If the token verification fails, we create a ProblemDetail error response, convert it to JSON using ObjectMapper, and write it to the HttpServletResponse.
If the token is valid, we create a new instance of UsernamePasswordAuthenticationToken with the userId as the Principal and then set it in the SecurityContext.
After successful authentication, we can retrieve the authenticated user’s userId from the SecurityContext in our service layer:
String userId = Optional.ofNullable(SecurityContextHolder.getContext().getAuthentication())
.map(Authentication::getPrincipal)
.filter(String.class::isInstance)
.map(String.class::cast)
.orElseThrow(IllegalStateException::new);
To follow the Single Responsibility Principle, we can have our above logic in a separate AuthenticatedUserIdProvider class.

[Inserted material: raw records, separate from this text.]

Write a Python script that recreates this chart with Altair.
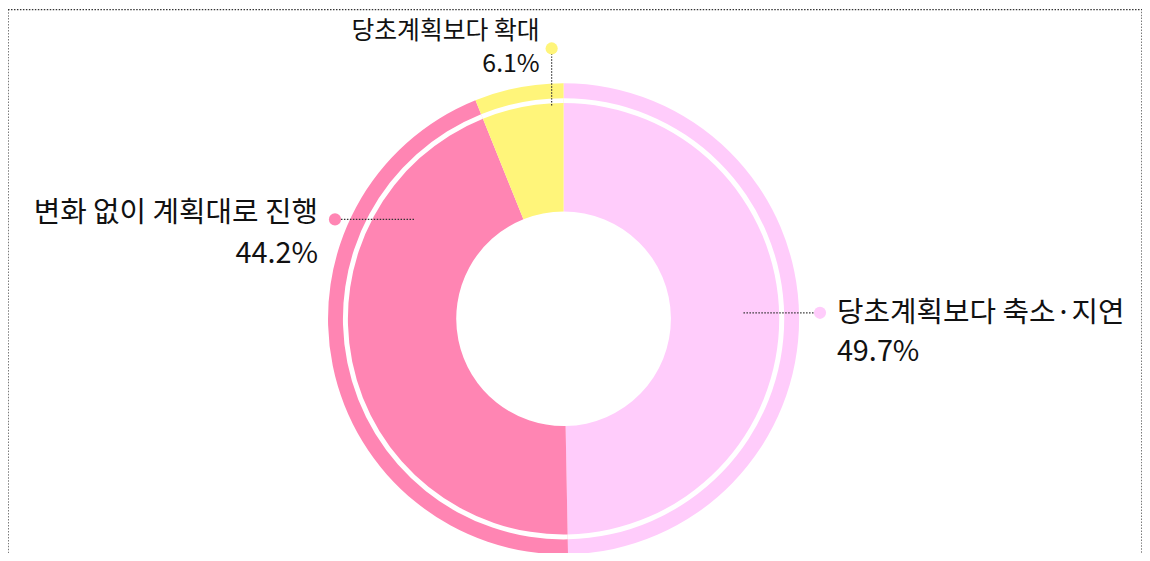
import altair as alt
import pandas as pd

categories = ["당초계획보다 축소·지연", "변화 없이 계획대로 진행", "당초계획보다 확대"]
shares = [49.7, 44.2, 6.1]
slice_order = [0, 1, 2]
colors = ["#FFCCFB", "#FF85B3", "#FFF57A"]

df = pd.DataFrame({"category": categories, "share": shares, "ord": slice_order})
base = alt.Chart(df)

CX, CY = 559, 311
FONT = "Noto Sans CJK KR"
color_scale = alt.Scale(domain=categories, range=colors)

theta = alt.Theta("share:Q", stack=True)
order = alt.Order("ord:Q")

donut = base.mark_arc(outerRadius=237, innerRadius=108).encode(
    theta=theta, order=order,
    color=alt.Color("category:N", scale=color_scale, legend=None),
    x=alt.value(CX), y=alt.value(CY),
)
ring = base.mark_arc(outerRadius=222, innerRadius=217, color="white").encode(
    theta=theta, order=order, x=alt.value(CX), y=alt.value(CY),
)

border = base.transform_filter(alt.datum.ord == 0).mark_rect(
    filled=False, stroke="#333333", strokeWidth=1.3, strokeDash=[1.5, 1.5]
).encode(x=alt.value(0), x2=alt.value(1141), y=alt.value(0), y2=alt.value(700))


def annotation(idx, dot, rule, line1, line2, align, fs):
    sub = base.transform_filter(alt.datum.ord == idx).transform_calculate(
        pct="format(datum.share, '.1f') + '%'"
    )
    layers = []
    if rule[0] == "h":
        layers.append(sub.mark_rule(color="#333333", strokeWidth=1.2, strokeDash=[1.5, 1.5]).encode(
            x=alt.value(rule[1]), x2=alt.value(rule[2]), y=alt.value(rule[3])))
    else:
        layers.append(sub.mark_rule(color="#333333", strokeWidth=1.2, strokeDash=[1.5, 1.5]).encode(
            x=alt.value(rule[1]), y=alt.value(rule[2]), y2=alt.value(rule[3])))
    layers.append(sub.mark_circle(size=150, opacity=1).encode(
        x=alt.value(dot[0]), y=alt.value(dot[1]),
        color=alt.Color("category:N", scale=color_scale, legend=None)))
    layers.append(sub.mark_text(font=FONT, fontSize=fs, fontWeight="normal", color="#111111",
                                align=align, baseline="alphabetic").encode(
        text="category:N", x=alt.value(line1[0]), y=alt.value(line1[1])))
    layers.append(sub.mark_text(font=FONT, fontSize=fs, fontWeight="normal", color="#111111",
                                align=align, baseline="alphabetic").encode(
        text="pct:N", x=alt.value(line2[0]), y=alt.value(line2[1])))
    return layers


ann = []
ann += annotation(0, (817, 305), ("h", 740, 812, 305), (834, 314), (834, 353), "left", 29)
ann += annotation(1, (329, 211), ("h", 335, 409, 211), (312, 214), (312, 255), "right", 29)
ann += annotation(2, (547, 39), ("v", 547, 44, 97), (535, 30), (535, 63), "right", 25)

chart = alt.layer(donut, ring, border, *ann).properties(
    width=1141, height=545, padding=0,
    autosize=alt.AutoSizeParams(type="none"),
).configure_view(strokeWidth=0)

chart.save("out.html", embed_options={"renderer": "svg", "actions": False})
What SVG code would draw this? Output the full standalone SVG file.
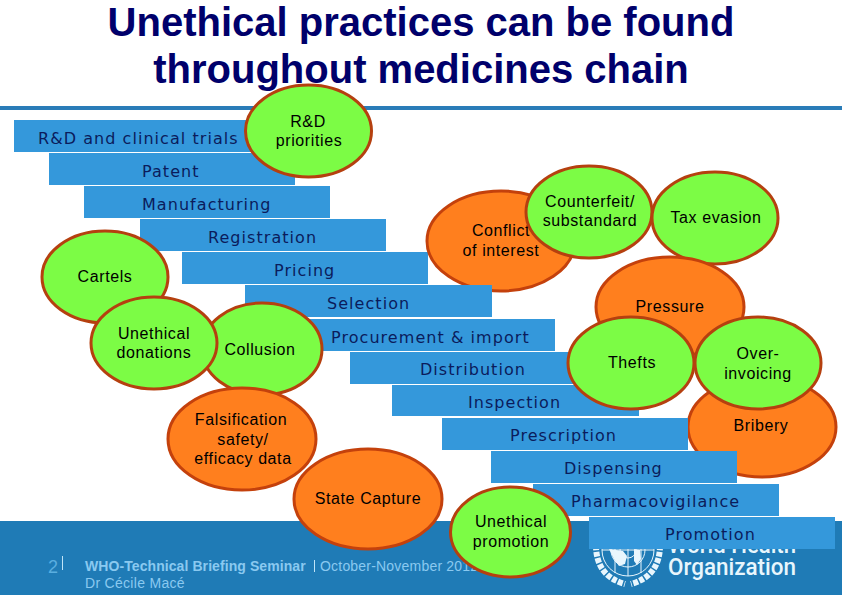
<svg xmlns="http://www.w3.org/2000/svg" width="842" height="595" viewBox="0 0 842 595">
<style>
.bar{fill:#3498db}
.bt{font-family:"DejaVu Sans",sans-serif;font-size:16px;fill:#0b1c5c;letter-spacing:1.05px}
.g{fill:#7cfc45;stroke:#b5400f;stroke-width:3}
.o{fill:#ff7f1e;stroke:#c4410c;stroke-width:3}
.t{font-family:"Liberation Sans",Arial,sans-serif;font-size:16px;fill:#000;text-anchor:middle;letter-spacing:.6px}
.title{font-family:"Liberation Sans",Arial,sans-serif;font-size:40px;font-weight:bold;fill:#00006b;text-anchor:middle}
.f{font-family:"Liberation Sans",Arial,sans-serif;font-size:14px;fill:#8ac9f0}
.who{font-family:"Roboto","DejaVu Sans",sans-serif;font-size:24px;font-weight:500;fill:#e8f6fd}
</style>
<rect width="842" height="595" fill="#fff"/>
<rect id="footer" y="521" width="842" height="74" fill="#1f7bb6"/>
<rect id="rule" y="106" width="842" height="4" fill="#2a7cb8"/>
<text class="title" x="421" y="36">Unethical practices can be found</text>
<text class="title" x="421" y="83">throughout medicines chain</text>
<g id="footer-text">
<text class="f" x="48" y="573" style="font-size:18px;fill:#5aaee0">2</text>
<rect x="62" y="556" width="1" height="14" fill="#bfe4f8"/>
<text class="f" x="85" y="571" style="font-weight:bold;letter-spacing:.08px">WHO-Technical Briefing Seminar</text>
<rect x="314" y="560" width="1" height="12" fill="#bfe4f8"/>
<text class="f" x="320" y="571" style="letter-spacing:.2px">October-November 2012</text>
<text class="f" x="85" y="588" style="letter-spacing:.3px">Dr Cécile Macé</text>
</g>
<g id="who-logo">
<text class="who" x="668" y="553" textLength="128" lengthAdjust="spacingAndGlyphs">World Health</text>
<text class="who" x="668" y="575" textLength="128" lengthAdjust="spacingAndGlyphs">Organization</text>
<g fill="none" stroke="#e8f6fd">
<circle cx="628" cy="550" r="26" stroke-width="1"/>
<circle cx="628" cy="550" r="17" stroke-width="1"/>
<circle cx="628" cy="550" r="8" stroke-width="1"/>
<path d="M628 524V576M602 550H654M615 527V573M641 527V573" stroke-width="1"/>
<path d="M596 545Q596 576 625 584M660 545Q660 576 631 584" stroke-width="6" stroke-dasharray="5 1.5"/>
</g>
<path d="M609 549l14 2 4 5-2 8-6 2-5-7zM634 549l6 1 1 9-4 6-3-4z" fill="#e8f6fd"/>
</g>
<g id="n-rd"><rect class="bar" x="14" y="120" width="246" height="32"/><text class="bt" x="38" y="144">R&amp;D and clinical trials</text></g>
<g id="n-patent"><rect class="bar" x="49" y="153" width="246" height="32"/><text class="bt" x="142" y="177">Patent</text></g>
<g id="n-manufacturing"><rect class="bar" x="84" y="186" width="246" height="32"/><text class="bt" x="142" y="210">Manufacturing</text></g>
<g id="n-registration"><rect class="bar" x="140" y="219" width="246" height="32"/><text class="bt" x="208" y="243">Registration</text></g>
<g id="n-pricing"><rect class="bar" x="182" y="252" width="246" height="32"/><text class="bt" x="274" y="276">Pricing</text></g>
<g id="n-conflict"><ellipse class="o" cx="501" cy="241" rx="74" ry="50"/><text class="t" x="501" y="236">Conflict</text><text class="t" x="501" y="256">of interest</text></g>
<g id="n-selection"><rect class="bar" x="245" y="285" width="247" height="32"/><text class="bt" x="327" y="309">Selection</text></g>
<g id="n-procurement"><rect class="bar" x="309" y="319" width="246" height="32"/><text class="bt" x="331" y="343">Procurement &amp; import</text></g>
<g id="n-distribution"><rect class="bar" x="350" y="352" width="246" height="32"/><text class="bt" x="420" y="375">Distribution</text></g>
<g id="n-inspection"><rect class="bar" x="392" y="385" width="247" height="31"/><text class="bt" x="468" y="408">Inspection</text></g>
<g id="n-counterfeit"><ellipse class="g" cx="589" cy="212" rx="63" ry="46"/><text class="t" x="590" y="207">Counterfeit/</text><text class="t" x="590" y="226">substandard</text></g>
<g id="n-tax"><ellipse class="g" cx="715" cy="218" rx="63" ry="46"/><text class="t" x="716" y="223">Tax evasion</text></g>
<g id="n-pressure"><ellipse class="o" cx="670" cy="307" rx="74" ry="50"/><text class="t" x="670" y="312">Pressure</text></g>
<g id="n-bribery"><ellipse class="o" cx="762" cy="427" rx="74" ry="50"/><text class="t" x="761" y="431">Bribery</text></g>
<g id="n-thefts"><ellipse class="g" cx="631" cy="363" rx="63" ry="46"/><text class="t" x="632" y="368">Thefts</text></g>
<g id="n-overinvoicing"><ellipse class="g" cx="758" cy="363" rx="63" ry="46"/><text class="t" x="758" y="359">Over-</text><text class="t" x="758" y="379">invoicing</text></g>
<g id="n-prescription"><rect class="bar" x="442" y="418" width="246" height="32"/><text class="bt" x="510" y="441">Prescription</text></g>
<g id="n-dispensing"><rect class="bar" x="491" y="451" width="246" height="32"/><text class="bt" x="564" y="474">Dispensing</text></g>
<g id="n-state"><ellipse class="o" cx="368" cy="499" rx="74" ry="50"/><text class="t" x="368" y="504">State Capture</text></g>
<g id="n-pharmacovigilance"><rect class="bar" x="533" y="484" width="246" height="32"/><text class="bt" x="571" y="507">Pharmacovigilance</text></g>
<g id="n-promotion"><rect class="bar" x="589" y="517" width="246" height="32"/><text class="bt" x="665" y="540">Promotion</text></g>
<g id="n-unethical-promotion"><ellipse class="g" cx="510.500" cy="532" rx="60" ry="45"/><text class="t" x="511" y="527">Unethical</text><text class="t" x="511" y="547">promotion</text></g>
<g id="n-rdp"><ellipse class="g" cx="308.500" cy="131" rx="63" ry="46"/><text class="t" x="308" y="127">R&amp;D</text><text class="t" x="309" y="146">priorities</text></g>
<g id="n-cartels"><ellipse class="g" cx="105" cy="277" rx="63" ry="46"/><text class="t" x="105" y="282">Cartels</text></g>
<g id="n-collusion"><ellipse class="g" cx="262" cy="349" rx="60" ry="46"/><text class="t" x="260" y="355">Collusion</text></g>
<g id="n-donations"><ellipse class="g" cx="154" cy="343" rx="63" ry="46"/><text class="t" x="154" y="339">Unethical</text><text class="t" x="154" y="358">donations</text></g>
<g id="n-falsification"><ellipse class="o" cx="242" cy="439" rx="74" ry="51"/><text class="t" x="241" y="425">Falsification</text><text class="t" x="243" y="445">safety/</text><text class="t" x="243" y="464">efficacy data</text></g>
<g id="connectors"/>
</svg>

This helps the service layer maintain a relationship between the currently authenticated user and the operations they perform.
6.2. Configuring SecurityFilterChain
Finally, let’s configure our SecurityFilterChain to use our custom authentication filter:
private static final String[] WHITELISTED_API_ENDPOINTS = { "/user", "/user/login", "/user/refresh-token" };
private final TokenAuthenticationFilter tokenAuthenticationFilter;
// standard constructor
@Bean
public SecurityFilterChain configure(HttpSecurity http) {
http
.authorizeHttpRequests(authManager -> {
authManager.requestMatchers(HttpMethod.POST, WHITELISTED_API_ENDPOINTS)
.permitAll()
.anyRequest()
.authenticated();
})
.addFilterBefore(tokenAuthenticationFilter, UsernamePasswordAuthenticationFilter.class);
return http.build();
}
We allow unauthenticated access to the /user, /user/login, and /user/refresh-token endpoints, which correspond to our user registration, login and refresh token exchange functionality.

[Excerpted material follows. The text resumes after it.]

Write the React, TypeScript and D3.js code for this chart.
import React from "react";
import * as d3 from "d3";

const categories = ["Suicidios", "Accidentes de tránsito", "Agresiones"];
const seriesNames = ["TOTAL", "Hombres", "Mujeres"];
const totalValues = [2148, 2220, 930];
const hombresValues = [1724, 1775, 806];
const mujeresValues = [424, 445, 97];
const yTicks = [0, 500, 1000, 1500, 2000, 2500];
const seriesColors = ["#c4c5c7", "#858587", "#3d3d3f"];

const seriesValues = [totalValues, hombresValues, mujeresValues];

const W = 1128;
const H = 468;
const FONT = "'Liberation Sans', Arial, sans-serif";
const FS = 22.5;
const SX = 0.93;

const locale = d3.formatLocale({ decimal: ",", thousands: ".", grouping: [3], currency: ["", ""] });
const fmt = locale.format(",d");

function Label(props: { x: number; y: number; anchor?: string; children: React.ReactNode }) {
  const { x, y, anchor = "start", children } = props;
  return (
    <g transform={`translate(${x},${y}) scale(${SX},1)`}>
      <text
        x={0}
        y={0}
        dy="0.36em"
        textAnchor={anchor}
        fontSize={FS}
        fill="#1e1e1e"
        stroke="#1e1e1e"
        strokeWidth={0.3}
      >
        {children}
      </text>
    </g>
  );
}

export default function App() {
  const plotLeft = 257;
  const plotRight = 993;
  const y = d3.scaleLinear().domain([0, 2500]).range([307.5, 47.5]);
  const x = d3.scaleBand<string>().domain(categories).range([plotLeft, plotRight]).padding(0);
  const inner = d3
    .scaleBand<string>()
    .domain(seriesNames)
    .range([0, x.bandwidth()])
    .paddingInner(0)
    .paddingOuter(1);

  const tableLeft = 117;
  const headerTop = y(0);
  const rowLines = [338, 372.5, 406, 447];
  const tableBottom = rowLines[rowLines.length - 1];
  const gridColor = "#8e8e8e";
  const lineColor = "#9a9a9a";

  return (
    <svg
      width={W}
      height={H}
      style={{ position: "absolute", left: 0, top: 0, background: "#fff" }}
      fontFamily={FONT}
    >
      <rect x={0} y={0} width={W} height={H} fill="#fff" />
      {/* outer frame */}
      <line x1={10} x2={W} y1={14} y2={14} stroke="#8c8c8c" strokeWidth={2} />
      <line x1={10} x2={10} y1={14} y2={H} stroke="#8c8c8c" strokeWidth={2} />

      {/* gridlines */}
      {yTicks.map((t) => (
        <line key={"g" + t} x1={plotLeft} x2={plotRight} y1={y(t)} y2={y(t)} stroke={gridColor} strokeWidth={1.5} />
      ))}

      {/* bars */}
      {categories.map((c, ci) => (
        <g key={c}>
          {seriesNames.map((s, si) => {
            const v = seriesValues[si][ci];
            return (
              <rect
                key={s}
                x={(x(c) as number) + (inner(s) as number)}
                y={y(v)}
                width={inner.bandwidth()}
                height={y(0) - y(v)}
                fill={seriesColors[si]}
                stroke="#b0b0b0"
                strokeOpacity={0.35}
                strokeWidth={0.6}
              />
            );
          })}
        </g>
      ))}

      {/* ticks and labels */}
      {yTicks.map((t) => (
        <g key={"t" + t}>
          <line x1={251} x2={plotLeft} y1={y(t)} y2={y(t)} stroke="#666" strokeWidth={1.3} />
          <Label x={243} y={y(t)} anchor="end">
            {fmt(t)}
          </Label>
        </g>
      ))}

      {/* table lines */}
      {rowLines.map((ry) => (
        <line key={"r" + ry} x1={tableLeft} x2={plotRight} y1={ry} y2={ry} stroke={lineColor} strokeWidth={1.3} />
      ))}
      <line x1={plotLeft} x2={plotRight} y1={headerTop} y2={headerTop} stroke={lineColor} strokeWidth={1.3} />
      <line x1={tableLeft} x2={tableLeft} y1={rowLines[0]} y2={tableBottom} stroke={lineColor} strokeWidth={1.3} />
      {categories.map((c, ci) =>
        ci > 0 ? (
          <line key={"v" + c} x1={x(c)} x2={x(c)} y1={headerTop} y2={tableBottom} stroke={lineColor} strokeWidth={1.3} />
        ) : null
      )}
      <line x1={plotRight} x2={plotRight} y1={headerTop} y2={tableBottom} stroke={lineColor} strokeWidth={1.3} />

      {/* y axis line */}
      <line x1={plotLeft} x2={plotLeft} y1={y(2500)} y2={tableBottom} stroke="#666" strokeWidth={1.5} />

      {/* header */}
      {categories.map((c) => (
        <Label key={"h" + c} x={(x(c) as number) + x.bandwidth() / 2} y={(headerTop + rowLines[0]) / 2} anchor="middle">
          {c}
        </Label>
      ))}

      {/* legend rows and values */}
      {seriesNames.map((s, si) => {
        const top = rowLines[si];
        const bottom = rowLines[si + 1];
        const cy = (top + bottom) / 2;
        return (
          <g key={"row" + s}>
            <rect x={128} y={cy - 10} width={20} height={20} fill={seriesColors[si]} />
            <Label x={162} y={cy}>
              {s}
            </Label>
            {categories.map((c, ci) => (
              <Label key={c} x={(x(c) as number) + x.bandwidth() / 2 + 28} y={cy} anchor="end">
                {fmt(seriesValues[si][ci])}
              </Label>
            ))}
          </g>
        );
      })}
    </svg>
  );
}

Finally, we add our custom TokenAuthenticationFilter before the UsernamePasswordAuthenticationFilter in the filter chain.

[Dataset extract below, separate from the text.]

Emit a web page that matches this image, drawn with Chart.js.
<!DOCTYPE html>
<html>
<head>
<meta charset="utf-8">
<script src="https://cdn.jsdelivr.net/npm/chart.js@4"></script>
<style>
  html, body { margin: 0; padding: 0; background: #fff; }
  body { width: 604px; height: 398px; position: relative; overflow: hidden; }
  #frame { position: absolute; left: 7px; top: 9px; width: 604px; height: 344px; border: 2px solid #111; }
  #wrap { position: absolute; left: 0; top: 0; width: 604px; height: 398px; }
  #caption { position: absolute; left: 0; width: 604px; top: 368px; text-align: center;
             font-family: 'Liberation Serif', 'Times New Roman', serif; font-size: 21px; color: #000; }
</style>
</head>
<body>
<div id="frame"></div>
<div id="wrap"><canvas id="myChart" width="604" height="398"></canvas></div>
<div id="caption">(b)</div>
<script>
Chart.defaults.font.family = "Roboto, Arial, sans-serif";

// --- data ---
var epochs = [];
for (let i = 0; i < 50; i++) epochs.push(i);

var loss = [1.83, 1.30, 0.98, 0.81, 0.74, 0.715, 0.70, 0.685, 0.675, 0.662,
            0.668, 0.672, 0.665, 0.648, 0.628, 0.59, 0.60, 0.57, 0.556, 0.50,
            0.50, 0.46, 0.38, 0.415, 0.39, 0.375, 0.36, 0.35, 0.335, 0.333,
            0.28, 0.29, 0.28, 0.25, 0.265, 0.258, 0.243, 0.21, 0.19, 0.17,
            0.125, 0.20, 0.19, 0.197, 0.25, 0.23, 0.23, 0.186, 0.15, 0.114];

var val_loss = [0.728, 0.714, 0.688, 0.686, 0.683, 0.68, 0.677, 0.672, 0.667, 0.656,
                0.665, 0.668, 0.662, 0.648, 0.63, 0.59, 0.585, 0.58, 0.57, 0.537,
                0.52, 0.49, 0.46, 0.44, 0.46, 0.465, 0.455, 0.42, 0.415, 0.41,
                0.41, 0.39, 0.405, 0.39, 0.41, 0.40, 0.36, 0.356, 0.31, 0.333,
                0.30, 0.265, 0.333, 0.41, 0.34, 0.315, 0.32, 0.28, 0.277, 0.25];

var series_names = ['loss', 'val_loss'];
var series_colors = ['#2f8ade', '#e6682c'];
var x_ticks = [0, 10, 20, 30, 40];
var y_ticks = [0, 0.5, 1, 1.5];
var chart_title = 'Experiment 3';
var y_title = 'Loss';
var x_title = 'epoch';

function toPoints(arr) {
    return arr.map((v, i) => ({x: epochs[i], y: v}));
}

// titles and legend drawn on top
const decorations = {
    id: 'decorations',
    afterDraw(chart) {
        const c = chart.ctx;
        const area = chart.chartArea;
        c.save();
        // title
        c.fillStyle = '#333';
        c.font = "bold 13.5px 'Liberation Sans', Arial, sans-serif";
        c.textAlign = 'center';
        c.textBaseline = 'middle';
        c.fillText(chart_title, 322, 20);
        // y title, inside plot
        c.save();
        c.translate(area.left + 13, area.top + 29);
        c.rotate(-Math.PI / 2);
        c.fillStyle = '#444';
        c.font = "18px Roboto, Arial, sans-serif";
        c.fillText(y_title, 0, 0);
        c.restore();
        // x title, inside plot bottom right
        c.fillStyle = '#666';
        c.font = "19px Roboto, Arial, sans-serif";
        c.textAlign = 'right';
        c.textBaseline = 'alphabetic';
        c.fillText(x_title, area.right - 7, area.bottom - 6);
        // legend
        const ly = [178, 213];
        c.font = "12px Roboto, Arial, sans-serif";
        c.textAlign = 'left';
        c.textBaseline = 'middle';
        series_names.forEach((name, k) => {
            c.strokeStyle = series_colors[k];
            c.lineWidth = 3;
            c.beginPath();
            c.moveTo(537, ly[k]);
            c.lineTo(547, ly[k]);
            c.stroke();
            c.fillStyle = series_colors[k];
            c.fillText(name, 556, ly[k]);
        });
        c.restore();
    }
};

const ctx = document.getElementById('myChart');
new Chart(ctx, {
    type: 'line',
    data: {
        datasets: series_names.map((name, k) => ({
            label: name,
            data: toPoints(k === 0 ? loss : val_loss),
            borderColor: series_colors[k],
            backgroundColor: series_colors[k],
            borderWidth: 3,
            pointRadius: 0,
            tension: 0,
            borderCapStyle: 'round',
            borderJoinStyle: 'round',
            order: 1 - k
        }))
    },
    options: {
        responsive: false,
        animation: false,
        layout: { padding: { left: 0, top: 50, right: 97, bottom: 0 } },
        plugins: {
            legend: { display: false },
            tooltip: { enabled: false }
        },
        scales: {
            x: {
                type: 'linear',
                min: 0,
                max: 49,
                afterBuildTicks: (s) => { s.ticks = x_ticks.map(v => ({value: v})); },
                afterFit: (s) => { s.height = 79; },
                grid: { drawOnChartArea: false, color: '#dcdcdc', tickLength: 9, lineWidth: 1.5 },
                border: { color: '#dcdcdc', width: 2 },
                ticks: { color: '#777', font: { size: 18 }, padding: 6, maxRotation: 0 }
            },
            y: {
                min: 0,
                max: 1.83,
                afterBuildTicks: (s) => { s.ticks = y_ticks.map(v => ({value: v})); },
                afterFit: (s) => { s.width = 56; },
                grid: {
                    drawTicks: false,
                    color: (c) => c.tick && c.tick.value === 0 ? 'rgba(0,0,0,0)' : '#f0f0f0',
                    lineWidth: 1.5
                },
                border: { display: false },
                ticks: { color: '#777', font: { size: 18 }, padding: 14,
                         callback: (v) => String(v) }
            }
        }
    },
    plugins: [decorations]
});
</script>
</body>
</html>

This setup ensures that our private API endpoints are protected, and only requests with a valid JWT token are allowed to access them.
7. Conclusion
In this article, we explored how to integrate Firebase Authentication with Spring Security.
We walked through the necessary configurations, implemented user registration, login, and refresh token exchange functionality, and created a custom Spring Security filter to secure our private API endpoints.
By using Firebase Authentication, we can offload the complexity of managing user credentials and access, allowing us to focus on building our core functionality.
As always, all the code examples used in this article are available over on GitHub.